La théorie des intelligences multiples fait partie des mythes les plus populaires et les plus résilients à la réfutation. Bien qu’elle figure en bonne place dans la liste des “légendes pédagogiques” compilée par le philosophe Normand Baillargeon, tout comme dans la série des “neuromythes” dénombrés par la fondation La Main à la pâte, elle n’en finit pas d’être invoquée et de revenir, notamment dans le monde de l’éducation.
Cette théorie a été inventée par le professeur de psychologie Howard Gardner en 1983, puis développée dans plusieurs livres successifs. Elle postulait qu’il existait sept formes distinctes d’intelligence : logico-mathématique, linguistique, musicale, spatiale, corporelle-kinesthésique, interpersonnelle et intrapersonnelle. En postulant de plus que ces intelligences étaient “largement indépendantes” les unes des autres, elle visait à s’opposer à la théorie dominante de “l’intelligence générale”, définie comme la part commune à toutes les capacités cognitives. Elle visait également à dénoncer les tests d’intelligence comme étant trop restrictifs.
Un abus de langage
Il est vrai que les tests d’intelligence usuels ne sondent pas toutes les habiletés humaines, négligeant par exemple de mesurer les compétences sociales ou artistiques. Malheureusement, Gardner n’a jamais comblé cette lacune en proposant des tests permettant de mesurer ces différentes intelligences. Non seulement il n’a pas amélioré la mesure de l’intelligence, mais il n’a même fourni aucun moyen de tester empiriquement sa théorie. D’autres chercheurs s’en sont chargés, et ont trouvé que les performances dans les différents domaines distingués par Gardner étaient toutes corrélées, en conformité avec la théorie de l’intelligence générale.
Il est bien sûr incontestable que l’être humain possède de multiples fonctions cognitives, et peut déployer ses talents dans de nombreux domaines. Appeler chaque capacité “une intelligence” n’apporte rien, si ce n’est de la confusion sur la notion d’intelligence. On peut d’ailleurs se demander pourquoi s’arrêter à sept, et ne pas nommer “intelligences” les dizaines de fonctions cognitives connues ? De fait, Gardner lui-même s’est laissé aller jusqu’à dix, et d’autres en ont proposé bien plus, sans jamais qu’un principe clair ne distingue les fonctions cognitives qui auraient droit au titre d’intelligence de celles qui devraient rester de simples capacités.

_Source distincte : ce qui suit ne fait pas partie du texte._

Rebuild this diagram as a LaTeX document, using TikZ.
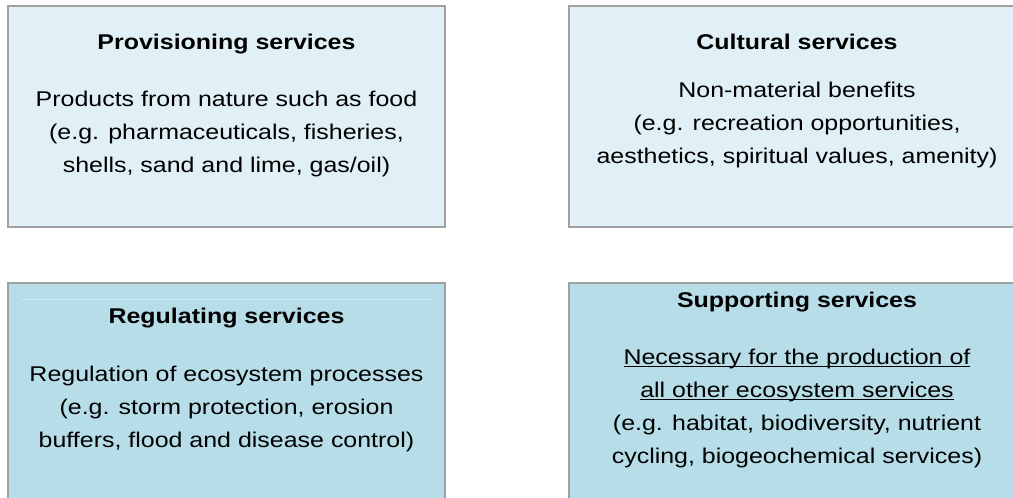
\documentclass[tikz,border=0pt]{standalone}
\usepackage{fontspec}
\setmainfont{Liberation Sans}[FakeStretch=1.17]
\usetikzlibrary{positioning}
\definecolor{paleaqua}{RGB}{224,240,246}
\definecolor{softaqua}{RGB}{183,221,232}
\definecolor{framegrey}{RGB}{160,160,160}
\newcommand{\ulinebox}[1]{\setbox0\hbox{#1}\rlap{\rule[-2.6pt]{\wd0}{0.9pt}}\box0}
\begin{document}
\begin{tikzpicture}[x=0.75pt,y=-0.75pt,
  servicebox/.style={draw=framegrey,line width=1.1pt},
  heading/.style={font=\fontsize{16}{24.75}\selectfont\bfseries,anchor=base,inner sep=0pt},
  bodytext/.style={font=\fontsize{16}{24.75}\selectfont,align=center,anchor=base,inner sep=0pt}]
\useasboundingbox (0,0) rectangle (1013,497);
\clip (0,0) rectangle (1013,497);
% the four boxes
\draw[servicebox,fill=paleaqua](8,6)rectangle(445,227);
\draw[servicebox,fill=paleaqua](569,6)rectangle(1026,227);
\draw[servicebox,fill=softaqua](8,283)rectangle(445,510);
\draw[servicebox,fill=softaqua](569,283)rectangle(1026,510);
\draw[white!40!softaqua,line width=0.4pt](22,299)--(432,299);
% provisioning (body anchored at its last line)
\node[heading](provTitle)at(226.5,49){Provisioning services};
\node[bodytext](provText)at(226.5,172){Products from nature such as food\\(e.g. pharmaceuticals, fisheries,\\shells, sand and lime, gas/oil)};
% cultural
\node[heading](cultTitle)at(797,49){Cultural services};
\node[bodytext](cultText)at(797,163){Non-material benefits\\(e.g. recreation opportunities,\\aesthetics, spiritual values, amenity)};
% regulating
\node[heading](regTitle)at(226.5,323){Regulating services};
\node[bodytext](regText)at(226.5,447){Regulation of ecosystem processes\\(e.g. storm protection, erosion\\buffers, flood and disease control)};
% supporting
\node[heading](suppTitle)at(797,307){Supporting services};
\node[bodytext](suppText)at(797,463){\ulinebox{Necessary for the production of}\\\ulinebox{all other ecosystem services}\\(e.g. habitat, biodiversity, nutrient\\cycling, biogeochemical services)};
\end{tikzpicture}
\end{document}
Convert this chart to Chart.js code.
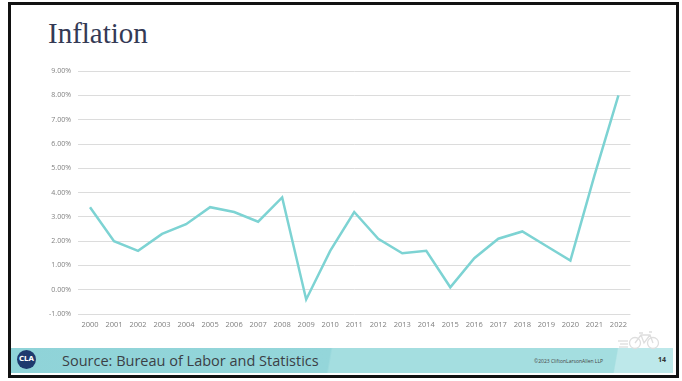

Ainsi, il ne s’agit pas tant d’une théorie scientifique que d’un abus de langage consistant à nommer “intelligences” des capacités cognitives déjà connues. Cette “théorie” n’explique rien de plus que la théorie de l’intelligence générale, et ne prédit aucun fait nouveau. Pour ces différentes raisons, elle ne jouit plus d’aucun crédit dans la recherche en psychologie.
Des profils cognitifs variés
Elle a en revanche connu plus de succès auprès du grand public, qui apprécie peut-être l’idée légèrement démagogique selon laquelle “chacun est intelligent à sa manière”. Aux enseignants, elle peut suggérer qu’il est important d’identifier chez chaque enfant “son type d’intelligence” pour mieux le renforcer. A moins qu’il ne faille au contraire développer les intelligences dans lesquelles il est plus faible ?
Globalement, aucune démarche consistant à catégoriser les élèves en “types d’intelligence” ou en “styles d’apprentissage”, ni aucune autre application éducative des intelligences multiples n’a jamais démontré sa validité ni son efficacité. Howard Gardner lui-même a d’ailleurs fini par se distancier de la plupart d’entre elles.
A mon sens, ce que les enseignants peuvent en retenir, c’est plutôt que les profils cognitifs de leurs élèves sont variés. Pour ceux qui sont en difficulté en langage et en mathématiques, qui sont les capacités les plus sollicitées à l’école, il peut être utile de repérer et valoriser leurs autres compétences. Cela éviterait à ces élèves (notamment ceux ayant un trouble des apprentissages) de se sentir idiots, incompétents, rejetés, et de sombrer dans la prophétie autoréalisatrice de l’échec. Beaucoup d’enseignants y sont déjà attentifs. Pour cela, nul n’est besoin de revendiquer une théorie scientifique discréditée, ni de commettre l’abus de langage de nommer chaque capacité une intelligence.